The Photonic Tautochrone

Verstraelen, Zanotti, and colleagues proposed an optical analogue of the tautochrone — the classical mechanical curve on which a bead reaches the bottom in the same time regardless of starting position. In the optical version, pulses of different temporal widths all converge to the same peak intensity at the same propagation distance inside a photonic system. This equalization enhances nonlinear effects without requiring high irradiances, enabling optical pulse limiters and temporal bistability with numerous stable states. Extended into the quantum domain, the tautochrone geometry produces stronger photon antibunching through what the authors call a “tautochrone quantum blockade regime.”

The through-claim is that isochrony — the property of different initial conditions converging to a single outcome — is not a curiosity of classical mechanics but a designable feature of wave systems.
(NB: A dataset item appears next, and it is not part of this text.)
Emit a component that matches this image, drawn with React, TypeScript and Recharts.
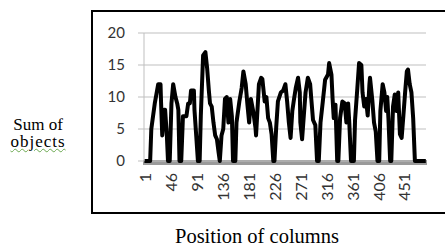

The cycloid achieves it for gravitational acceleration; the photonic tautochrone achieves it for optical pulse propagation. In both cases, the medium is shaped so that faster elements (those starting higher, or those with narrower pulse width) encounter more resistance, while slower elements encounter less, producing universal convergence. The geometry absorbs the variation.

This is a powerful principle for any system that needs to produce uniform outputs from variable inputs. Manufacturing tolerance: design the process so that parts converging from different initial dimensions all reach the same final state. Education: structure the curriculum so that students entering with different preparation levels converge on the same competency. In each case, the trick is not to homogenize the inputs but to shape the pathway so that the pathway itself compensates for the heterogeneity. The tautochrone is not a special solution — it is the general form of a self-equalizing channel.